▸ **DATA EXTRACT**:
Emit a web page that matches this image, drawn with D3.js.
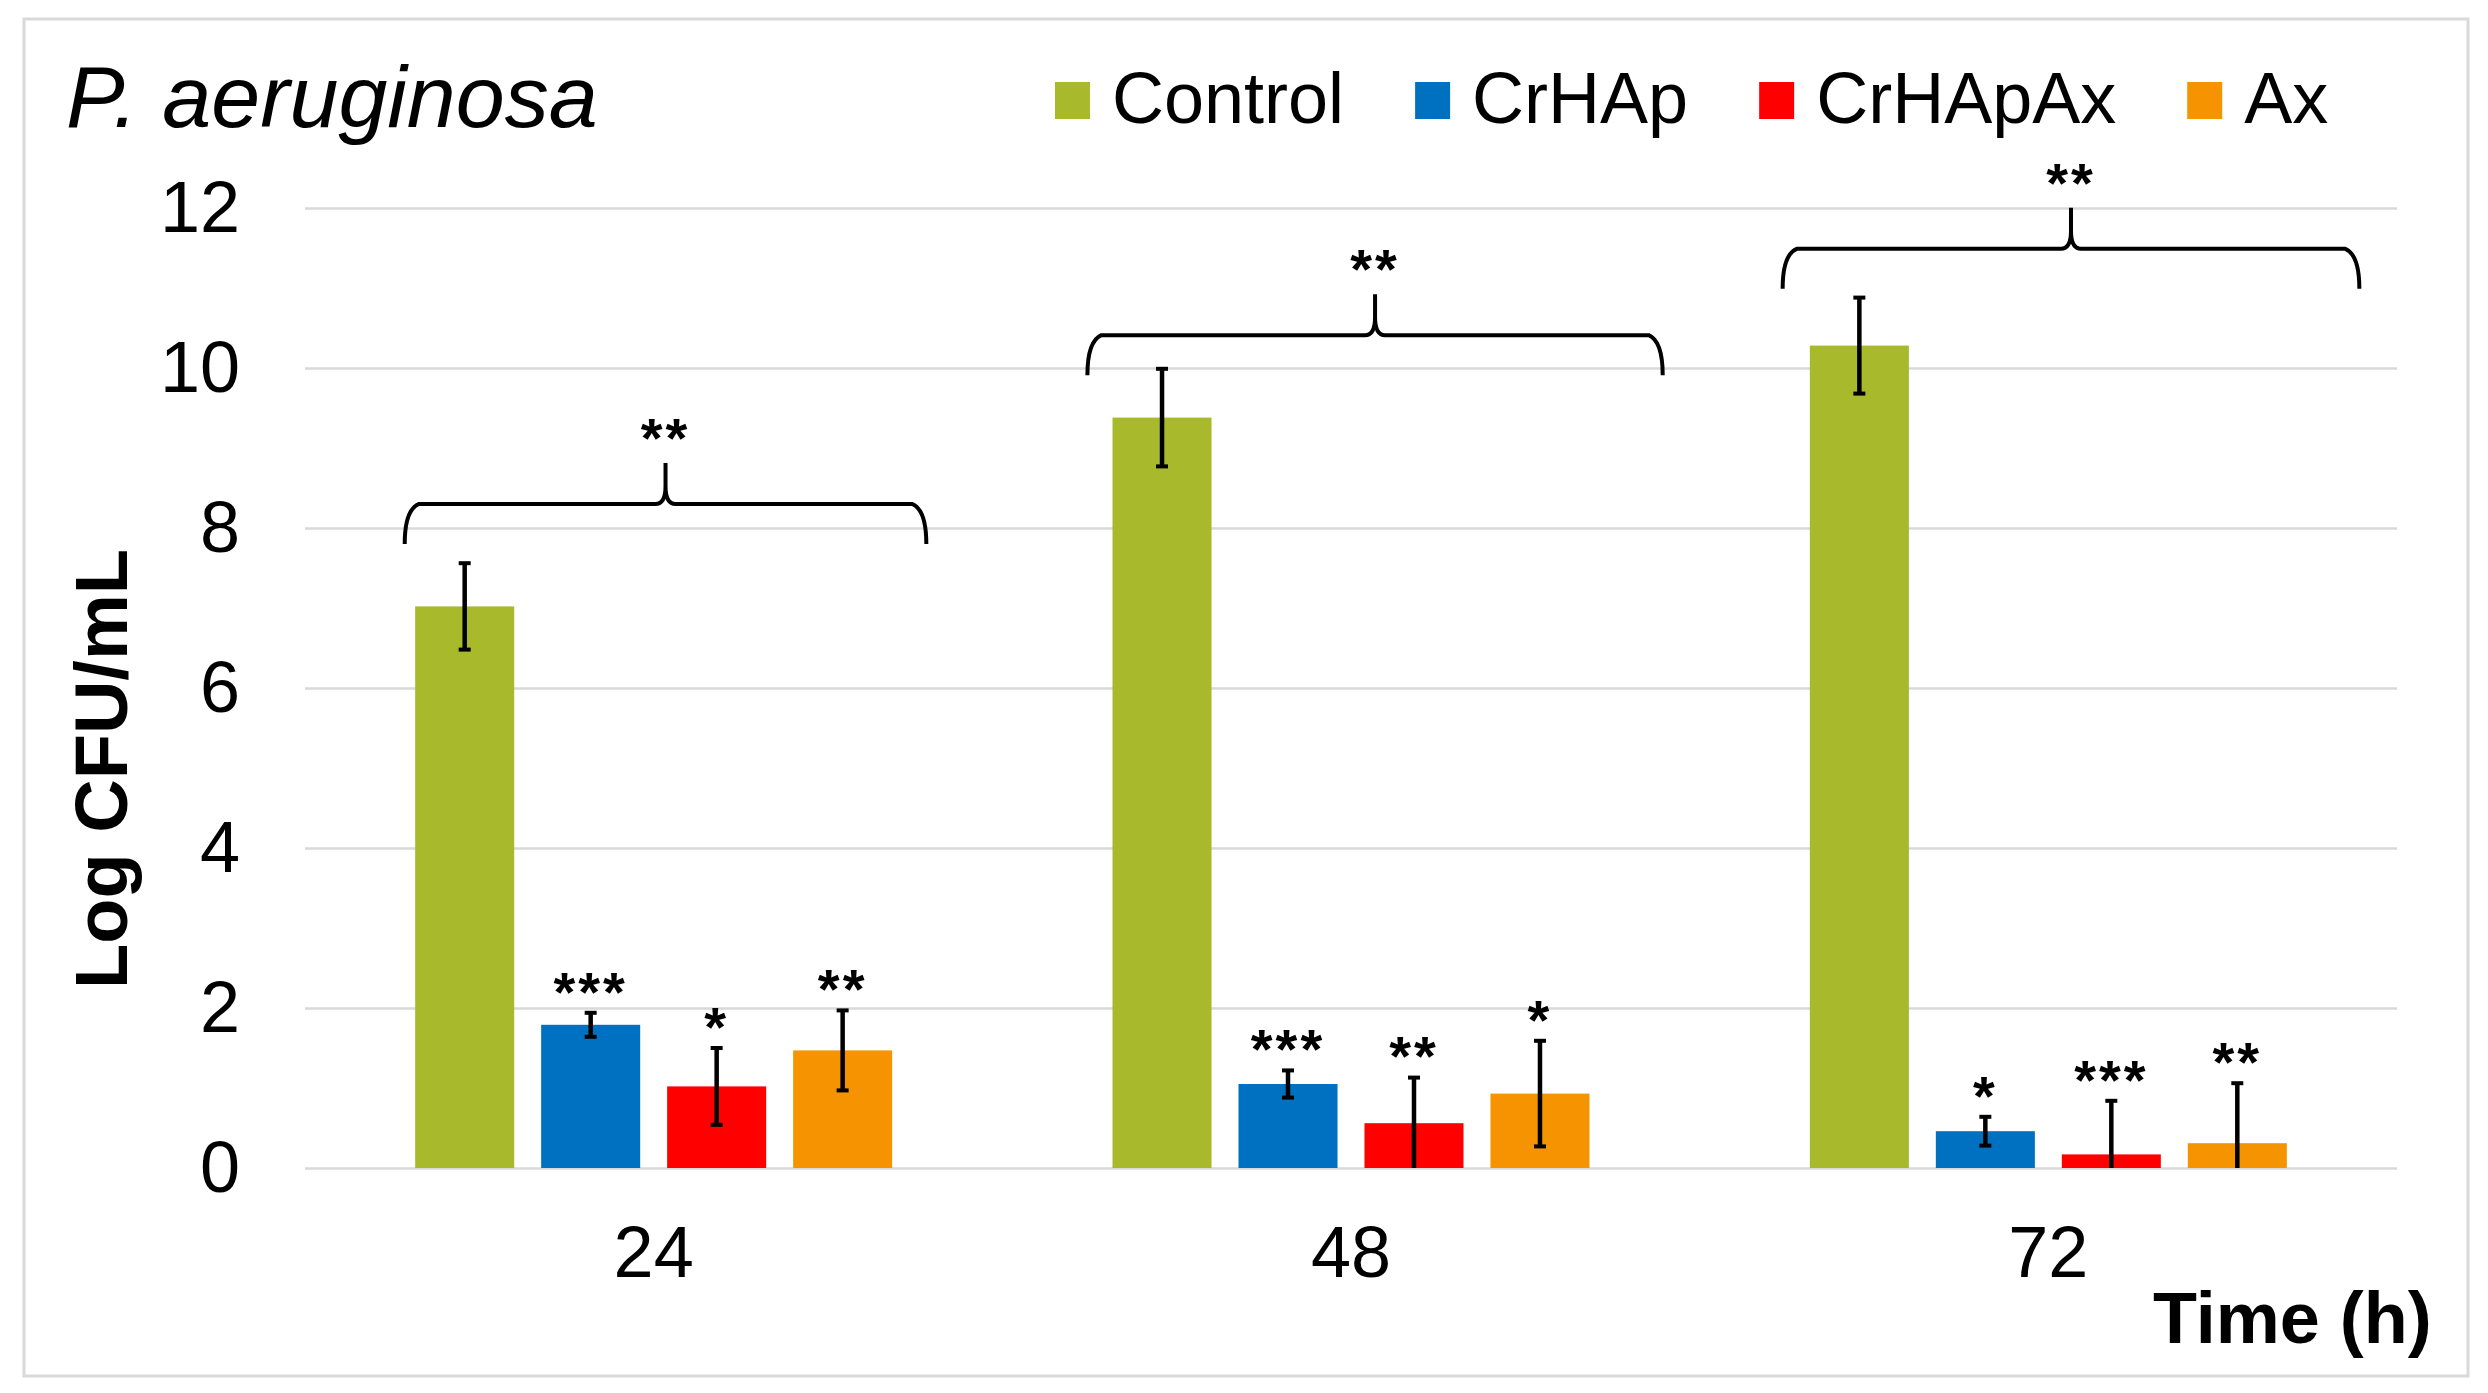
<!DOCTYPE html>
<html>
<head>
<meta charset="utf-8">
<script src="https://cdn.jsdelivr.net/npm/d3@7"></script>
<style>
  body { margin: 0; background: #fff; }
  text { font-family: "Liberation Sans", Arial, sans-serif; }
</style>
</head>
<body>
<div id="chart"></div>
<script>
// data
var timeLabels = ["24", "48", "72"];
var seriesNames = ["Control", "CrHAp", "CrHApAx", "Ax"];
var meanControl = [7.02, 9.38, 10.28];
var meanCrHAp = [1.79, 1.05, 0.46];
var meanCrHApAx = [1.02, 0.56, 0.17];
var meanAx = [1.47, 0.93, 0.31];
var sdControl = [0.54, 0.61, 0.6];
var sdCrHAp = [0.15, 0.17, 0.18];
var sdCrHApAx = [0.48, 0.57, 0.67];
var sdAx = [0.5, 0.66, 0.75];
var sigControl = ["", "", ""];
var sigCrHAp = ["***", "***", "*"];
var sigCrHApAx = ["*", "**", "***"];
var sigAx = ["**", "*", "**"];
var groupSig = ["**", "**", "**"];
var braceLevel = [8.3, 10.41, 11.49];
var yTicks = [0, 2, 4, 6, 8, 10, 12];

var palette = ["#a8b92b", "#0070c0", "#ff0000", "#f59300"];

window.onload = function () {
  var W = 2488, H = 1393;
  var margin = { top: 208, right: 91, bottom: 225, left: 305 },
    width = W - margin.left - margin.right,
    height = H - margin.top - margin.bottom;

  var svg = d3.select("#chart").append("svg")
    .attr("width", W).attr("height", H);

  // outer frame
  svg.append("rect")
    .attr("x", 24).attr("y", 19).attr("width", 2444).attr("height", 1357)
    .attr("fill", "none").attr("stroke", "#d9d9d9").attr("stroke-width", 3);

  var g = svg.append("g")
    .attr("transform", "translate(" + margin.left + "," + margin.top + ")");

  var means = [meanControl, meanCrHAp, meanCrHApAx, meanAx];
  var sds = [sdControl, sdCrHAp, sdCrHApAx, sdAx];
  var sigs = [sigControl, sigCrHAp, sigCrHApAx, sigAx];

  var rows = [];
  timeLabels.forEach(function (t, i) {
    seriesNames.forEach(function (s, j) {
      rows.push({ time: t, series: s, value: means[j][i], sd: sds[j][i], sig: sigs[j][i] });
    });
  });

  var x0 = d3.scaleBand().domain(timeLabels).range([0, width]);
  var bw = x0.bandwidth();
  var x1 = d3.scaleBand().domain(seriesNames)
    .range([bw * 0.158, bw * 0.842]).paddingInner(0.214);
  var y = d3.scaleLinear().domain([0, 12]).range([height, 0]);
  var color = d3.scaleOrdinal().domain(seriesNames).range(palette);

  // gridlines + y labels
  var yAxis = d3.axisLeft(y).tickValues(yTicks).tickSize(-width).tickPadding(65);
  var ya = g.append("g").call(yAxis);
  ya.select(".domain").remove();
  ya.selectAll(".tick line").attr("stroke", "#d9d9d9").attr("stroke-width", 2.5);
  ya.selectAll(".tick text")
    .attr("font-size", 72).attr("fill", "#000")
    .attr("dy", "0.32em")
    .style("font-family", "Liberation Sans, Arial, sans-serif");

  // x labels
  var xa = g.append("g").attr("transform", "translate(0," + height + ")")
    .call(d3.axisBottom(x0).tickSize(0).tickPadding(58));
  xa.select(".domain").remove();
  xa.selectAll(".tick text")
    .attr("font-size", 72).attr("fill", "#000")
    .style("font-family", "Liberation Sans, Arial, sans-serif");

  // bars
  g.append("g").selectAll("rect").data(rows).enter().append("rect")
    .attr("x", function (d) { return x0(d.time) + x1(d.series); })
    .attr("y", function (d) { return y(d.value); })
    .attr("width", x1.bandwidth())
    .attr("height", function (d) { return y(0) - y(d.value); })
    .attr("fill", function (d) { return color(d.series); });

  // error bars
  var eb = g.append("g").selectAll("g").data(rows).enter().append("g")
    .attr("transform", function (d) {
      return "translate(" + (x0(d.time) + x1(d.series) + x1.bandwidth() / 2) + ",0)";
    });
  eb.append("line")
    .attr("y1", function (d) { return y(d.value + d.sd); })
    .attr("y2", function (d) { return y(Math.max(0, d.value - d.sd)); })
    .attr("stroke", "#000").attr("stroke-width", 4.5);
  eb.append("line")
    .attr("x1", -6).attr("x2", 6)
    .attr("y1", function (d) { return y(d.value + d.sd); })
    .attr("y2", function (d) { return y(d.value + d.sd); })
    .attr("stroke", "#000").attr("stroke-width", 4);
  eb.filter(function (d) { return d.value - d.sd > 0; }).append("line")
    .attr("x1", -6).attr("x2", 6)
    .attr("y1", function (d) { return y(d.value - d.sd); })
    .attr("y2", function (d) { return y(d.value - d.sd); })
    .attr("stroke", "#000").attr("stroke-width", 4);

  // stars above bars
  eb.filter(function (d) { return d.sig; }).append("text")
    .attr("y", function (d) { return y(d.value + d.sd) - 37; })
    .attr("dy", "0.62em")
    .attr("text-anchor", "middle")
    .attr("font-size", 56).attr("font-weight", "bold")
    .attr("letter-spacing", 3)
    .text(function (d) { return d.sig; });

  // braces over each time point
  var braceSpan = [[0.143, 0.891], [0.122, 0.947], [0.119, 0.946]];
  timeLabels.forEach(function (t, i) {
    var xl = x0(t) + bw * braceSpan[i][0],
      xr = x0(t) + bw * braceSpan[i][1],
      xc = (xl + xr) / 2,
      yh = y(braceLevel[i]),
      yb = yh + 40, yp = yh - 41, r = 14;
    var p = d3.path();
    p.moveTo(xl, yb);
    p.quadraticCurveTo(xl, yh + 6, xl + r, yh);
    p.lineTo(xc - 10, yh);
    p.quadraticCurveTo(xc, yh, xc, yh - 18);
    p.lineTo(xc, yp);
    p.moveTo(xc, yh - 18);
    p.quadraticCurveTo(xc, yh, xc + 10, yh);
    p.lineTo(xr - r, yh);
    p.quadraticCurveTo(xr, yh + 6, xr, yb);
    g.append("path").attr("d", p.toString())
      .attr("fill", "none").attr("stroke", "#000").attr("stroke-width", 4);
    g.append("text")
      .attr("x", xc).attr("y", yp - 41).attr("dy", "0.62em")
      .attr("text-anchor", "middle").attr("font-size", 56).attr("font-weight", "bold")
      .attr("letter-spacing", 3)
      .text(groupSig[i]);
  });

  // title
  svg.append("text").attr("x", 66).attr("y", 127)
    .attr("font-size", 88).attr("font-style", "italic")
    .text("P. aeruginosa");

  // legend
  var lx = 1055;
  seriesNames.forEach(function (s) {
    svg.append("rect").attr("x", lx).attr("y", 82).attr("width", 35).attr("height", 37)
      .attr("fill", color(s));
    var tx = svg.append("text").attr("x", lx + 57).attr("y", 123)
      .attr("font-size", 72).text(s);
    lx += 57 + tx.node().getComputedTextLength() + 71;
  });

  // axis titles
  svg.append("text")
    .attr("transform", "translate(127,769) rotate(-90)")
    .attr("text-anchor", "middle").attr("font-size", 74).attr("font-weight", "bold")
    .text("Log CFU/mL");
  svg.append("text").attr("x", 2153).attr("y", 1343)
    .attr("font-size", 72).attr("font-weight", "bold")
    .text("Time (h)");
};
</script>
</body>
</html>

▸ **PROBLEM STATEMENT**: Keep the pictures out of the copy and write out the data exactly as it stands.

▸ **RESPONSE TO THIS TASK**:
Emit a web page that matches this image, drawn with D3.js.
<!DOCTYPE html>
<html>
<head>
<meta charset="utf-8">
<script src="https://cdn.jsdelivr.net/npm/d3@7"></script>
<style>
  body { margin: 0; background: #fff; }
  text { font-family: "Liberation Sans", Arial, sans-serif; }
</style>
</head>
<body>
<div id="chart"></div>
<script>
// data
var timeLabels = ["24", "48", "72"];
var seriesNames = ["Control", "CrHAp", "CrHApAx", "Ax"];
var meanControl = [7.02, 9.38, 10.28];
var meanCrHAp = [1.79, 1.05, 0.46];
var meanCrHApAx = [1.02, 0.56, 0.17];
var meanAx = [1.47, 0.93, 0.31];
var sdControl = [0.54, 0.61, 0.6];
var sdCrHAp = [0.15, 0.17, 0.18];
var sdCrHApAx = [0.48, 0.57, 0.67];
var sdAx = [0.5, 0.66, 0.75];
var sigControl = ["", "", ""];
var sigCrHAp = ["***", "***", "*"];
var sigCrHApAx = ["*", "**", "***"];
var sigAx = ["**", "*", "**"];
var groupSig = ["**", "**", "**"];
var braceLevel = [8.3, 10.41, 11.49];
var yTicks = [0, 2, 4, 6, 8, 10, 12];

var palette = ["#a8b92b", "#0070c0", "#ff0000", "#f59300"];

window.onload = function () {
  var W = 2488, H = 1393;
  var margin = { top: 208, right: 91, bottom: 225, left: 305 },
    width = W - margin.left - margin.right,
    height = H - margin.top - margin.bottom;

  var svg = d3.select("#chart").append("svg")
    .attr("width", W).attr("height", H);

  // outer frame
  svg.append("rect")
    .attr("x", 24).attr("y", 19).attr("width", 2444).attr("height", 1357)
    .attr("fill", "none").attr("stroke", "#d9d9d9").attr("stroke-width", 3);

  var g = svg.append("g")
    .attr("transform", "translate(" + margin.left + "," + margin.top + ")");

  var means = [meanControl, meanCrHAp, meanCrHApAx, meanAx];
  var sds = [sdControl, sdCrHAp, sdCrHApAx, sdAx];
  var sigs = [sigControl, sigCrHAp, sigCrHApAx, sigAx];

  var rows = [];
  timeLabels.forEach(function (t, i) {
    seriesNames.forEach(function (s, j) {
      rows.push({ time: t, series: s, value: means[j][i], sd: sds[j][i], sig: sigs[j][i] });
    });
  });

  var x0 = d3.scaleBand().domain(timeLabels).range([0, width]);
  var bw = x0.bandwidth();
  var x1 = d3.scaleBand().domain(seriesNames)
    .range([bw * 0.158, bw * 0.842]).paddingInner(0.214);
  var y = d3.scaleLinear().domain([0, 12]).range([height, 0]);
  var color = d3.scaleOrdinal().domain(seriesNames).range(palette);

  // gridlines + y labels
  var yAxis = d3.axisLeft(y).tickValues(yTicks).tickSize(-width).tickPadding(65);
  var ya = g.append("g").call(yAxis);
  ya.select(".domain").remove();
  ya.selectAll(".tick line").attr("stroke", "#d9d9d9").attr("stroke-width", 2.5);
  ya.selectAll(".tick text")
    .attr("font-size", 72).attr("fill", "#000")
    .attr("dy", "0.32em")
    .style("font-family", "Liberation Sans, Arial, sans-serif");

  // x labels
  var xa = g.append("g").attr("transform", "translate(0," + height + ")")
    .call(d3.axisBottom(x0).tickSize(0).tickPadding(58));
  xa.select(".domain").remove();
  xa.selectAll(".tick text")
    .attr("font-size", 72).attr("fill", "#000")
    .style("font-family", "Liberation Sans, Arial, sans-serif");

  // bars
  g.append("g").selectAll("rect").data(rows).enter().append("rect")
    .attr("x", function (d) { return x0(d.time) + x1(d.series); })
    .attr("y", function (d) { return y(d.value); })
    .attr("width", x1.bandwidth())
    .attr("height", function (d) { return y(0) - y(d.value); })
    .attr("fill", function (d) { return color(d.series); });

  // error bars
  var eb = g.append("g").selectAll("g").data(rows).enter().append("g")
    .attr("transform", function (d) {
      return "translate(" + (x0(d.time) + x1(d.series) + x1.bandwidth() / 2) + ",0)";
    });
  eb.append("line")
    .attr("y1", function (d) { return y(d.value + d.sd); })
    .attr("y2", function (d) { return y(Math.max(0, d.value - d.sd)); })
    .attr("stroke", "#000").attr("stroke-width", 4.5);
  eb.append("line")
    .attr("x1", -6).attr("x2", 6)
    .attr("y1", function (d) { return y(d.value + d.sd); })
    .attr("y2", function (d) { return y(d.value + d.sd); })
    .attr("stroke", "#000").attr("stroke-width", 4);
  eb.filter(function (d) { return d.value - d.sd > 0; }).append("line")
    .attr("x1", -6).attr("x2", 6)
    .attr("y1", function (d) { return y(d.value - d.sd); })
    .attr("y2", function (d) { return y(d.value - d.sd); })
    .attr("stroke", "#000").attr("stroke-width", 4);

  // stars above bars
  eb.filter(function (d) { return d.sig; }).append("text")
    .attr("y", function (d) { return y(d.value + d.sd) - 37; })
    .attr("dy", "0.62em")
    .attr("text-anchor", "middle")
    .attr("font-size", 56).attr("font-weight", "bold")
    .attr("letter-spacing", 3)
    .text(function (d) { return d.sig; });

  // braces over each time point
  var braceSpan = [[0.143, 0.891], [0.122, 0.947], [0.119, 0.946]];
  timeLabels.forEach(function (t, i) {
    var xl = x0(t) + bw * braceSpan[i][0],
      xr = x0(t) + bw * braceSpan[i][1],
      xc = (xl + xr) / 2,
      yh = y(braceLevel[i]),
      yb = yh + 40, yp = yh - 41, r = 14;
    var p = d3.path();
    p.moveTo(xl, yb);
    p.quadraticCurveTo(xl, yh + 6, xl + r, yh);
    p.lineTo(xc - 10, yh);
    p.quadraticCurveTo(xc, yh, xc, yh - 18);
    p.lineTo(xc, yp);
    p.moveTo(xc, yh - 18);
    p.quadraticCurveTo(xc, yh, xc + 10, yh);
    p.lineTo(xr - r, yh);
    p.quadraticCurveTo(xr, yh + 6, xr, yb);
    g.append("path").attr("d", p.toString())
      .attr("fill", "none").attr("stroke", "#000").attr("stroke-width", 4);
    g.append("text")
      .attr("x", xc).attr("y", yp - 41).attr("dy", "0.62em")
      .attr("text-anchor", "middle").attr("font-size", 56).attr("font-weight", "bold")
      .attr("letter-spacing", 3)
      .text(groupSig[i]);
  });

  // title
  svg.append("text").attr("x", 66).attr("y", 127)
    .attr("font-size", 88).attr("font-style", "italic")
    .text("P. aeruginosa");

  // legend
  var lx = 1055;
  seriesNames.forEach(function (s) {
    svg.append("rect").attr("x", lx).attr("y", 82).attr("width", 35).attr("height", 37)
      .attr("fill", color(s));
    var tx = svg.append("text").attr("x", lx + 57).attr("y", 123)
      .attr("font-size", 72).text(s);
    lx += 57 + tx.node().getComputedTextLength() + 71;
  });

  // axis titles
  svg.append("text")
    .attr("transform", "translate(127,769) rotate(-90)")
    .attr("text-anchor", "middle").attr("font-size", 74).attr("font-weight", "bold")
    .text("Log CFU/mL");
  svg.append("text").attr("x", 2153).attr("y", 1343)
    .attr("font-size", 72).attr("font-weight", "bold")
    .text("Time (h)");
};
</script>
</body>
</html>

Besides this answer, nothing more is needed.